Required work » Identify the lines bearing the string "with" and gather them.

========================================================================

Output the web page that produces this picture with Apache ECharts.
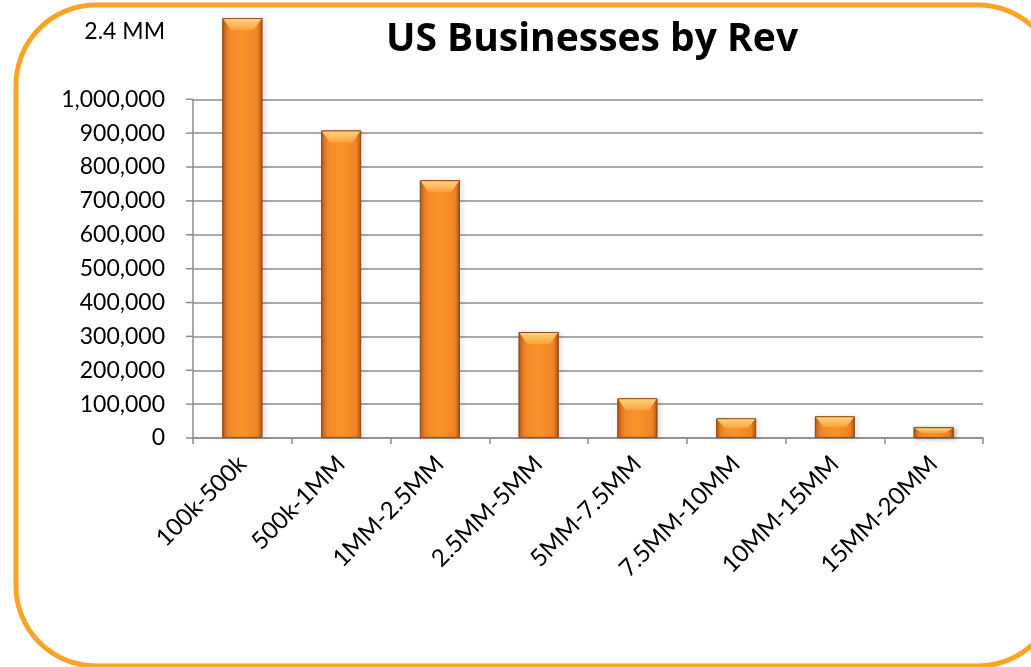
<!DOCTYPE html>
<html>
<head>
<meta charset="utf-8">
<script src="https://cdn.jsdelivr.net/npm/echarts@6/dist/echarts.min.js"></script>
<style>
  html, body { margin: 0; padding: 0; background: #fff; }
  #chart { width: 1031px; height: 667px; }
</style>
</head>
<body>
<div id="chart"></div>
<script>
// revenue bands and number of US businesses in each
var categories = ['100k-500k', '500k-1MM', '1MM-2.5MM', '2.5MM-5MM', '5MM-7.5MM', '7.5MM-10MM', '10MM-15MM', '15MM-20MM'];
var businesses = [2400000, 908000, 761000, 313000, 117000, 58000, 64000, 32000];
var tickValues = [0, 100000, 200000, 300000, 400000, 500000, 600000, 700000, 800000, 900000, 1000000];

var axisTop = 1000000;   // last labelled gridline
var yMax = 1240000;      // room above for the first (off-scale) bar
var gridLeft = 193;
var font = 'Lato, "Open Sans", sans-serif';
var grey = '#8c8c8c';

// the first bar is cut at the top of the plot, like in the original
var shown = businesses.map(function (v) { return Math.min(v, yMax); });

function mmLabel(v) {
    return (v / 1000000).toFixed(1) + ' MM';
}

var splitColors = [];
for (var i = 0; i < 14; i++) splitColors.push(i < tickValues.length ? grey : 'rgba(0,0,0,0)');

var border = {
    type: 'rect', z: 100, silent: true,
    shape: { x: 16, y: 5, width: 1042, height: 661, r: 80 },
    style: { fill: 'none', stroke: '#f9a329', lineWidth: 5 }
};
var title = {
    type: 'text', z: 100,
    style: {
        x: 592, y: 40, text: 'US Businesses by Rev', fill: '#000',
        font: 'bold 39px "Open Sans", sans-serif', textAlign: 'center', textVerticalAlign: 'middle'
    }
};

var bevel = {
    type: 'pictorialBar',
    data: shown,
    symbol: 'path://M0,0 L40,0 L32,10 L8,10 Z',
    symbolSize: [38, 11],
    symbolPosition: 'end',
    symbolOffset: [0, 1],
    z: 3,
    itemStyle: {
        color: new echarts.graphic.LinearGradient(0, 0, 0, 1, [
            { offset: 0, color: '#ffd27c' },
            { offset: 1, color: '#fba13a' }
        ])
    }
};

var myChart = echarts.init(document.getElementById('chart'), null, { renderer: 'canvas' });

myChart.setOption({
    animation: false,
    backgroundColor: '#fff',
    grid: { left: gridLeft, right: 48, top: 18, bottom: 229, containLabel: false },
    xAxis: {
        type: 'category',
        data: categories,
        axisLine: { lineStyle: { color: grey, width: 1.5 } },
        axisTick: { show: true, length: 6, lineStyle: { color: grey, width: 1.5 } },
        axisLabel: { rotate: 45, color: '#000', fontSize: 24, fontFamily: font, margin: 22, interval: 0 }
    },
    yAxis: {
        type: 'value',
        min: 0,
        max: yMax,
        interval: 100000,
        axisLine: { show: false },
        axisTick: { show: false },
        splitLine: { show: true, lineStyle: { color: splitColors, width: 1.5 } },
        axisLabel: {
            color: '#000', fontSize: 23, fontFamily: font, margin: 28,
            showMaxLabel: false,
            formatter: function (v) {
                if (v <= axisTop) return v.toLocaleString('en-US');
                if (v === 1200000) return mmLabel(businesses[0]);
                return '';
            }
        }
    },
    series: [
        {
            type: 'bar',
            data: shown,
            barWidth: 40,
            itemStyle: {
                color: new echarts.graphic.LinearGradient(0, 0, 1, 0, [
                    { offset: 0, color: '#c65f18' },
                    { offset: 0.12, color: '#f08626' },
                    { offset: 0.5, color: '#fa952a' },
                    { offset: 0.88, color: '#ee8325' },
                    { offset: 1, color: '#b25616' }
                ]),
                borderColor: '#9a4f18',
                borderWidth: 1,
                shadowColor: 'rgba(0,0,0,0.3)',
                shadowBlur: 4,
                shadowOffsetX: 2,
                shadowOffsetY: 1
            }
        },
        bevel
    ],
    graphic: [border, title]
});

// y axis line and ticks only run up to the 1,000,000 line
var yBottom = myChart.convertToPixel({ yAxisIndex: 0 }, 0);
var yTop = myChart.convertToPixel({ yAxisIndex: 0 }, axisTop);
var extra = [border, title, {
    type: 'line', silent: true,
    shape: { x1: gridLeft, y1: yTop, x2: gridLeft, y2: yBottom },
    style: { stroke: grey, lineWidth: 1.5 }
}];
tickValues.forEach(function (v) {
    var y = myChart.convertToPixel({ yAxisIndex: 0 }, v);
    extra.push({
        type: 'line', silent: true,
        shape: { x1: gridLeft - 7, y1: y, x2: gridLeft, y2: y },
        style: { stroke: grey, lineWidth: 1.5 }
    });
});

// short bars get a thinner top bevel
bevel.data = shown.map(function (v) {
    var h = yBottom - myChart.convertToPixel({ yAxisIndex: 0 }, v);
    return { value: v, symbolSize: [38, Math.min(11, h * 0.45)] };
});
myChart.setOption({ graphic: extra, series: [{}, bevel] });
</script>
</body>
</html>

========================================================================

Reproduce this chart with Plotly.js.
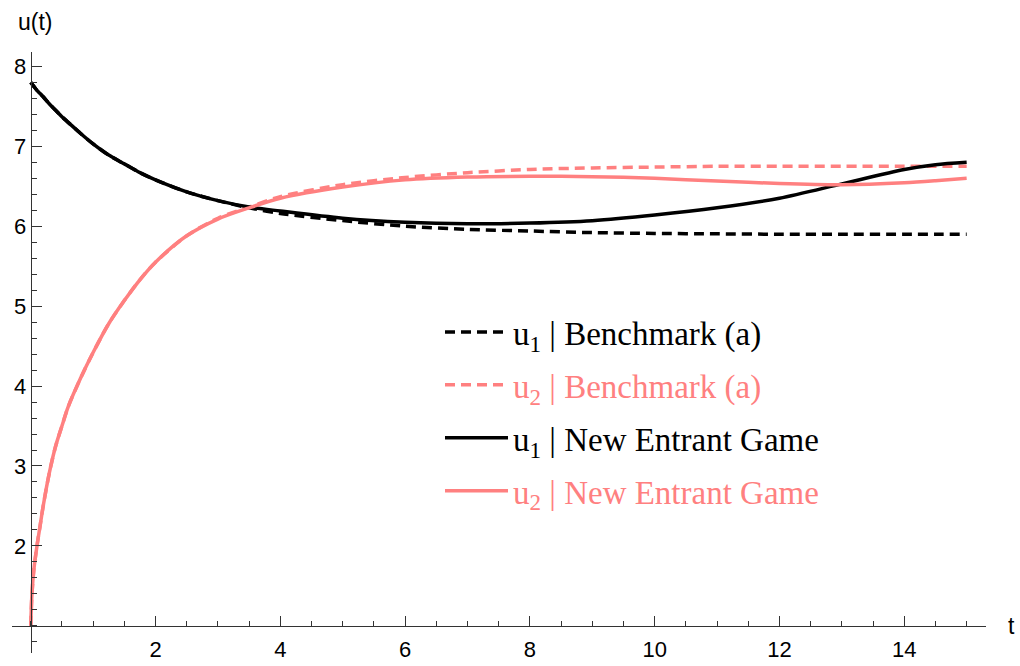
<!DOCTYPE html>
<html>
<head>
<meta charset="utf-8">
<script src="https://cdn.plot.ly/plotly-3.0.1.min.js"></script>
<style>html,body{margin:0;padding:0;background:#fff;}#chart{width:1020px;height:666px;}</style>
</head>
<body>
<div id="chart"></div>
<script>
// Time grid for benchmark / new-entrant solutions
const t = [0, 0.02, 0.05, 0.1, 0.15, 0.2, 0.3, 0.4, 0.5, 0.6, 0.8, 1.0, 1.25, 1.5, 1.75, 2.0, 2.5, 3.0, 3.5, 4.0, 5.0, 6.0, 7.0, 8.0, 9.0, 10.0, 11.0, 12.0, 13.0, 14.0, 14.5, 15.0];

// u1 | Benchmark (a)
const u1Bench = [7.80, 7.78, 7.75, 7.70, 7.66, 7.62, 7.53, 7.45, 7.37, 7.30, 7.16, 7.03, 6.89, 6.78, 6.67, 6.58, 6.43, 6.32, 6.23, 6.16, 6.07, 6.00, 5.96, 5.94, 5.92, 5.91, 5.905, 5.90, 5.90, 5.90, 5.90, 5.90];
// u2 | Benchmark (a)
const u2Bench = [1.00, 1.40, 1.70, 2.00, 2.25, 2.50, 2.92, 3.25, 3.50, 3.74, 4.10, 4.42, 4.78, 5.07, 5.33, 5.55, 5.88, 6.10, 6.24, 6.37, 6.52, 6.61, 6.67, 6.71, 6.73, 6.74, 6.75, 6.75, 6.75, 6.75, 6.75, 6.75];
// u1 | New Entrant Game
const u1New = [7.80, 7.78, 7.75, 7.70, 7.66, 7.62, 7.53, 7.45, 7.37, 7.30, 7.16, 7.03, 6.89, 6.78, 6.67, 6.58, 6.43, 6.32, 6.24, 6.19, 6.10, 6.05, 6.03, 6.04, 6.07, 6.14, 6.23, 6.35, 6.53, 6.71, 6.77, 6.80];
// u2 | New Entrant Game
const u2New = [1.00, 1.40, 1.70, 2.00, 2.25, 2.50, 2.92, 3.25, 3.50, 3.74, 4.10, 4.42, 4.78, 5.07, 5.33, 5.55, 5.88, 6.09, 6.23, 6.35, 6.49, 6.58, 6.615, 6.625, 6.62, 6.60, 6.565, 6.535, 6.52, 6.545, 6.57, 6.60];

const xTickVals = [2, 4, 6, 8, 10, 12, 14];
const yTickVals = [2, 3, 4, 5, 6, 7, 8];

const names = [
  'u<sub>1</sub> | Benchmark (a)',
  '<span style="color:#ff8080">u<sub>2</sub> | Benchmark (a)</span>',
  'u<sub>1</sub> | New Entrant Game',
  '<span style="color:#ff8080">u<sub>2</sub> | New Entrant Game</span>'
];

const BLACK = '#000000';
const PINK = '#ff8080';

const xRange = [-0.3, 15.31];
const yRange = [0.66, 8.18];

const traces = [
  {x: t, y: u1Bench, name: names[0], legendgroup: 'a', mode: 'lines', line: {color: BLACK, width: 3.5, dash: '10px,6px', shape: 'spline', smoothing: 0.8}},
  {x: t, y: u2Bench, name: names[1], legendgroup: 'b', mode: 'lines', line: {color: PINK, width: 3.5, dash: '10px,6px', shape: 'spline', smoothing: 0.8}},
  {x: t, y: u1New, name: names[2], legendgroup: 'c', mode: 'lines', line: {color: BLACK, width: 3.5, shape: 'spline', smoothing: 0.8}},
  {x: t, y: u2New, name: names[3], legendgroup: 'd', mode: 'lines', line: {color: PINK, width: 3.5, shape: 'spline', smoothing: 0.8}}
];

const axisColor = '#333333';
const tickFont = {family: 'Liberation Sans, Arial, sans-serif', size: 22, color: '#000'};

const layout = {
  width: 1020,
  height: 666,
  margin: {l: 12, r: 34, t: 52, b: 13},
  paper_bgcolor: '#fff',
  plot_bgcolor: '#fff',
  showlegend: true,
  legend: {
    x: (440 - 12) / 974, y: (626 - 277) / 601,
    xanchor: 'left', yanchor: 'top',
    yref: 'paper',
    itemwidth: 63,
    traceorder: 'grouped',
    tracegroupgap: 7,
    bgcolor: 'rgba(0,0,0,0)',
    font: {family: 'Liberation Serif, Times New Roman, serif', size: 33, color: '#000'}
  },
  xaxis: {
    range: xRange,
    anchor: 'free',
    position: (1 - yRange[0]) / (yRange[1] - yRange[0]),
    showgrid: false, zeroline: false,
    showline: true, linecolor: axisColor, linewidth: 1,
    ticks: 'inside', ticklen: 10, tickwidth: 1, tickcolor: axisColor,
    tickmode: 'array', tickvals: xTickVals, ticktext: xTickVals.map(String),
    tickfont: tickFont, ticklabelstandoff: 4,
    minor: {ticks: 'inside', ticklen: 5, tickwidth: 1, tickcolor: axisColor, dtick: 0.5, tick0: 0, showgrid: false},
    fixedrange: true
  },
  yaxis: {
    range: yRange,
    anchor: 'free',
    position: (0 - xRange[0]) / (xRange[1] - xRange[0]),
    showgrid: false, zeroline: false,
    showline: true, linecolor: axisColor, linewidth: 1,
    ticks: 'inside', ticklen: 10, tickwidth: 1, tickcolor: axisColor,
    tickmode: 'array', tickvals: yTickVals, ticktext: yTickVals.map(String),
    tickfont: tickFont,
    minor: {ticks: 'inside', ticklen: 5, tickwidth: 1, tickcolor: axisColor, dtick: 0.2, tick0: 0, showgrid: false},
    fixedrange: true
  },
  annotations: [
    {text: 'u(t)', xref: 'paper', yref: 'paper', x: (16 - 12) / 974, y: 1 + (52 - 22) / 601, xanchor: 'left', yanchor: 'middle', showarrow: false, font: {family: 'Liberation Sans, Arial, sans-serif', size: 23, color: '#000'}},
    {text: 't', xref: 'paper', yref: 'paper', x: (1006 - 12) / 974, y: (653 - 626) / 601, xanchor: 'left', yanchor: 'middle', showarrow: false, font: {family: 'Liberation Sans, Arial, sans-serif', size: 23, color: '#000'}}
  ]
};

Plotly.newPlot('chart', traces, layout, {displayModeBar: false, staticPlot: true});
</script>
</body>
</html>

========================================================================

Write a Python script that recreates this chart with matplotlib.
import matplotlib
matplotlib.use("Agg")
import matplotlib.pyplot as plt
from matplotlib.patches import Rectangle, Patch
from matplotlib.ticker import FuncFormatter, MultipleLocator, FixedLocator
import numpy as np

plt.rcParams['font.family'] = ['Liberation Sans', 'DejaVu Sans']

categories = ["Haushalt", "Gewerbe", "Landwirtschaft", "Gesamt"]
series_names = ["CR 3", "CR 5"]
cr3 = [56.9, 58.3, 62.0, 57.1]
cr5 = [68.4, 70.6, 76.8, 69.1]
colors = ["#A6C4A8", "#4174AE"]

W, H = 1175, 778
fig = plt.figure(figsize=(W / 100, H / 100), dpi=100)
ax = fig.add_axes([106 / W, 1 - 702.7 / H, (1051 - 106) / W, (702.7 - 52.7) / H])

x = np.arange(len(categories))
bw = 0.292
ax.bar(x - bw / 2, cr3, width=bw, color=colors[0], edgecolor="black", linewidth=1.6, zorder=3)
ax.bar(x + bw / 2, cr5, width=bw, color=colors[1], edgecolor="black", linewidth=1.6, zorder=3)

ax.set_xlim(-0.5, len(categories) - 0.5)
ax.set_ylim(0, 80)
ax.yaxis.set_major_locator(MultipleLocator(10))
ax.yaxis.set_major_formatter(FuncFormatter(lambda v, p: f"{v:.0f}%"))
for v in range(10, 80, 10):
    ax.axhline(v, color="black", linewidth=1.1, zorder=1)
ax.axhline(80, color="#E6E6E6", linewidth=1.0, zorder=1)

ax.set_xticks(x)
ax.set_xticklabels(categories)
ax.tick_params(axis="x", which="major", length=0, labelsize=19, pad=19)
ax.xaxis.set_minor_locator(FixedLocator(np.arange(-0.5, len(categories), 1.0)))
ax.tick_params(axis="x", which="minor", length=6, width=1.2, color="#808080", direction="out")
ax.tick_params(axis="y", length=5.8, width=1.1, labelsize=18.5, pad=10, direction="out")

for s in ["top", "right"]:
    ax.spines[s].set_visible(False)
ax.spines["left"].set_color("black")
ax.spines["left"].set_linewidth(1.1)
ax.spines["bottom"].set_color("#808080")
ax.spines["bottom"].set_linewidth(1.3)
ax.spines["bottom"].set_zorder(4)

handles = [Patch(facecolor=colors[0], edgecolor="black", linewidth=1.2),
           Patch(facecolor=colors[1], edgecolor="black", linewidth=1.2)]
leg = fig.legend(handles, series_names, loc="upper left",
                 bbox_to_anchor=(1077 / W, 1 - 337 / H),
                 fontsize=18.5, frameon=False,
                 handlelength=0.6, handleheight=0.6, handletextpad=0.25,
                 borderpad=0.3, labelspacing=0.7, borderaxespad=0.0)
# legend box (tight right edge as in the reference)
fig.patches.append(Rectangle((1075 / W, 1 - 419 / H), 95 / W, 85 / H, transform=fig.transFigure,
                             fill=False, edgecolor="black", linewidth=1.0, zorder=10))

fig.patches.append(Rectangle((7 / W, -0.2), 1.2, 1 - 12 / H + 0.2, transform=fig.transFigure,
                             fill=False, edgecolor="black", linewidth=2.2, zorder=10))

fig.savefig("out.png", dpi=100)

========================================================================

Correct result »
Output the web page that produces this picture with Apache ECharts.
Reproduce this chart with Plotly.js.
Write a Python script that recreates this chart with matplotlib.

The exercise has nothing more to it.